Sunday, September 21, 2008

National Socialism: Let's Call a Spade a Spade

I'm banging my head against a wall. I'm thinking about class on Tuesday. How do I go in there and talk about constructing sentences? I don't talk politics in class. My job is to teach English composition. I take that job seriously. I believe in it. ...I want to work on my novel. I want to read poetry... but here we are... we knew Bush Inc. was a fascist cover... now the loin cloth has been ripped off and there it is, in our faces--hairy limp purple veined pulsating impotent--everything but a Nazi tattoo to make it clear what that ugly fist is squeezing in its death grip begging us to suck it back to life.

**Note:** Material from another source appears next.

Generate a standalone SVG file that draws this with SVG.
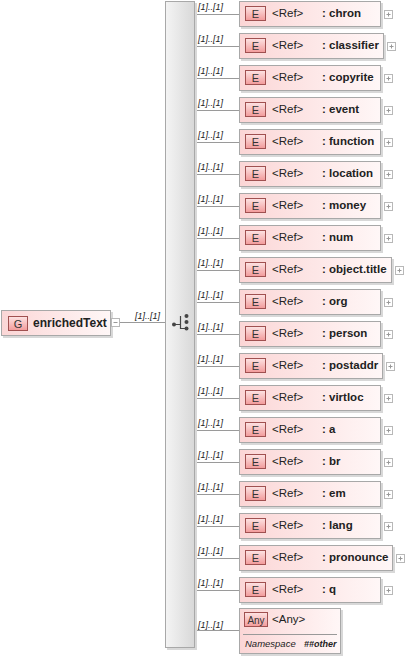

They want to give the Treasury Department the power to take over any economoc asset--no review, not by congress, not by the courts. So much for Constitutional checks and balances. The biggest single transfer of power to the executive branch ever--the very one's who brought us to this plank tottering over the abyss! State socialism... excuse me, Nationalist Socialism...haven't we heard that label somewhere? And by Bush and his so-called "conservatives! You want to scream for the insanity of it all!

And who... or what.. is a heart beat away from becoming president if the yahoos win? A willfully ignorant narcisist, a version of Bush in skirt and steroids--who thinks her grandfather kept a T-Rex in the back yard to guard his cave!

Here's Stirling Newberry:
It would give Paulson not only the power to buy assets, but put terms in place which would make legal investigation of those arrangements impossible, and these contracts could not be questioned in a court of law. It is the Authorization for Use of Military Force, Protect America Act, and war spending votes all rolled into one. Having seen that it cannot assume the unitary executive since the Supreme Court rejected it, they are now turning to Article III to get a trembling Congress to accept it. There is a crisis, but there is no catastrophe. Even when the physical nexus of the financial world was directly attacked, there was no need for this kind of unlimited spending power.

[...]

This is not a financial crisis in the end, as the Paulson Proposal shows, but a constitutional moment, where the very mandate of government is in play. Paulson wants the tax payer to be the fool of last resort, the group of people stupid enough to buy things that no one else on the planet is stupid enough to buy.


Okay, let's listen to an economist... a sober voice. We need the comforting voice of reason in these trying times. Here's Paul Krugman (are you digging your foxhole yet? there's no time to waste...

HERE

We are not without hope. The blowback is beginning. Obama has rejected the proposal as offered in a seven point plan offered in NC this afternoon and Pelosi, after a conference call with Obaman, both Clintons and others, has announced that congress could not accept writing a blank check.